Mais ils en étaient encore à organiser, à se consulter, à s’imaginer qu’ils nous protégeaient de la panique, confondant notre inquiétude avec une peur irrationnelle, se regardant dans la glace en managers rassurants, alors que c’était leur sensibilité et leur raison atrophiées qui nous inquiétaient au plus haut point.
Nous devrons nous rappeler combien, à ce moment-là, ils étaient lents à la détente, combien ils étaient lourds, il fallait sans cesse les attendre, au bord du chemin, ils en étaient encore à faire la leçon, à leur sang froid de théâtre, puis à se demander pour les élections, les activités, la continuité du travail grâce à des plate-formes innovantes, des prestataires qui leur permettraient encore de manager, les directives, les acronymes.

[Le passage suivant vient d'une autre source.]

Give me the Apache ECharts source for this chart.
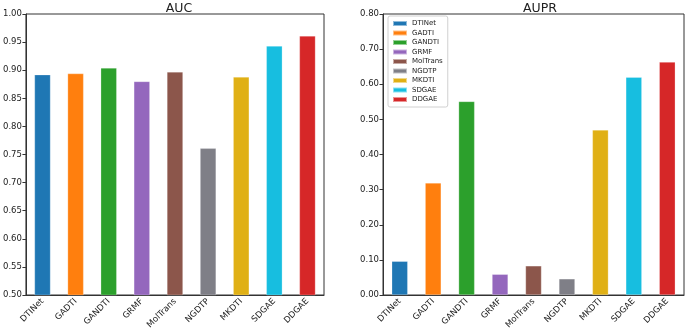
<!DOCTYPE html>
<html>
<head>
<meta charset="utf-8">
<script src="https://cdn.jsdelivr.net/npm/echarts@6/dist/echarts.min.js"></script>
<style>
html, body { margin: 0; padding: 0; background: #fff; }
#chart { width: 685px; height: 332px; }
</style>
</head>
<body>
<div id="chart"></div>
<script>
var methods = ['DTINet', 'GADTI', 'GANDTI', 'GRMF', 'MolTrans', 'NGDTP', 'MKDTI', 'SDGAE', 'DDGAE'];
var colors = ['#1f77b4', '#ff7f0e', '#2ca02c', '#9467bd', '#8c564b', '#7f7f87', '#e0b015', '#17bee0', '#d62728'];
var aucValues = [0.892, 0.894, 0.904, 0.880, 0.897, 0.761, 0.888, 0.943, 0.961];
var auprValues = [0.096, 0.319, 0.551, 0.059, 0.083, 0.046, 0.470, 0.620, 0.663];
var aucTicks = { min: 0.5, max: 1.0, interval: 0.05 };
var auprTicks = { min: 0, max: 0.8, interval: 0.1 };

var myChart = echarts.init(document.getElementById('chart'));

var font = 'DejaVu Sans';

function xAxisFor(gridIndex) {
	return {
		type: 'category',
		gridIndex: gridIndex,
		data: methods,
		axisLine: { lineStyle: { color: '#333', width: 1 } },
		axisTick: { alignWithLabel: true, length: 3.5, lineStyle: { color: '#333' } },
		axisLabel: { rotate: 45, fontSize: 8.5, color: '#222', fontFamily: font, margin: 5 }
	};
}

function yAxisFor(gridIndex, t) {
	return {
		type: 'value',
		gridIndex: gridIndex,
		min: t.min,
		max: t.max,
		interval: t.interval,
		splitLine: { show: false },
		axisLine: { show: true, lineStyle: { color: '#333', width: 1 } },
		axisTick: { show: true, length: 3.5, lineStyle: { color: '#333' } },
		axisLabel: {
			fontSize: 8.5, color: '#222', fontFamily: font, margin: 4,
			formatter: function (v) { return v.toFixed(2); }
		}
	};
}

// left: single series, colour per bar
var aucSeries = {
	type: 'bar',
	xAxisIndex: 0,
	yAxisIndex: 0,
	barWidth: 16,
	data: aucValues.map(function (v, i) {
		return { value: v, itemStyle: { color: colors[i], borderColor: 'rgba(255,255,255,0.5)', borderWidth: 0.5 } };
	})
};

// right: one series per method so the legend lists them
var auprSeries = methods.map(function (name, i) {
	return {
		name: name,
		type: 'bar',
		xAxisIndex: 1,
		yAxisIndex: 1,
		barWidth: 16,
		barGap: '-100%',
		itemStyle: { color: colors[i], borderColor: 'rgba(255,255,255,0.5)', borderWidth: 0.5 },
		data: auprValues.map(function (v, j) { return j === i ? v : '-'; })
	};
});

myChart.setOption(option = {
	animation: false,
	title: [
		{ text: 'AUC', left: 174, top: -3, textAlign: 'center', textStyle: { fontSize: 12.5, fontWeight: 'normal', color: '#222', fontFamily: font } },
		{ text: 'AUPR', left: 535, top: -3, textAlign: 'center', textStyle: { fontSize: 12.5, fontWeight: 'normal', color: '#222', fontFamily: font } }
	],
	legend: {
		orient: 'vertical',
		left: 388,
		top: 16,
		icon: 'rect',
		itemWidth: 14,
		itemHeight: 5,
		itemGap: 2.5,
		padding: [4, 5, 4, 4],
		borderColor: '#d0d0d0',
		borderWidth: 1,
		borderRadius: 2,
		textStyle: { fontSize: 7, color: '#222', fontFamily: font },
		data: methods
	},
	grid: [
		{ left: 24, top: 14, width: 300, height: 281, show: true, borderColor: '#333', borderWidth: 1 },
		{ left: 383, top: 14, width: 301, height: 281, show: true, borderColor: '#333', borderWidth: 1 }
	],
	xAxis: [xAxisFor(0), xAxisFor(1)],
	yAxis: [yAxisFor(0, aucTicks), yAxisFor(1, auprTicks)],
	series: [aucSeries].concat(auprSeries)
});
</script>
</body>
</html>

On se demandait combien d’heures il leur faudrait pour réaliser et faire leur devoir tout simple, faire leur part pour aider à sauver des vies, dire les quelques mots, allez, un effort, on perd du temps. Et quand enfin ils comprenaient, à peu près, après quatre ou cinq revirements, ils leur fallait encore adopter ce ton arrogant, ce registre administratif, sans daigner reconnaître qu’ils devaient leur prise de conscience toujours tardive à la poussée de ceux qui avaient compris et sans qui ils en seraient restés encore des heures, des jours, à leurs décisions criminelles.
Ils faudra se rappeler qu’ils ne s’intéressaient pas aux malades, ils ne s’intéressaient pas à ceux qui étaient sans abri, ni à ceux qui seraient sans revenu, ni à ceux qui étaient vulnérables, ni à ceux qui seraient en danger quinze jours plus tard faute de place à l’hôpital. Ils s’intéressaient aux manières de poursuivre les activités productives, au pilotage de ceux qui seraient chez eux avec leurs enfants. Ils ne pensaient pas une seconde que les enfants auraient peut-être autre chose en tête que rattraper à distance le cours d’anglais ou de gestion, peut-être autre chose à apprendre, à comprendre, dans ce monde qui leur appartient, puisqu’ils sont aussi, ces enfants, des êtres vivants dans la tourmente du vivant.
Il faudra absolument se rappeler, le jour venu, que nous n’aurons pas à obéir, nous n’aurons pas à aller à telle réunion de relance, nous n’aurons pas à répondre oui tous en chœur pour leur redonner l’ascendant alors qu’ils n’auront agi que grâce à la mobilisation sans faille de tous ceux qu’ils avaient attaqué pendant des mois, ou bien auxquels ils étaient insensibles et indifférents. Il faudra nous rappeler à qui nous devrons quelque chose, il faudra nous entraider dans ces milieux là qui ont été vivants et souffrants à ce moment, il faudra en finir avec la fausseté, les couches de crasse managériale, et suivre ce qui nous a fait comprendre quelque chose de ce qui nous faisait tenir ensemble au moment où ça commençait.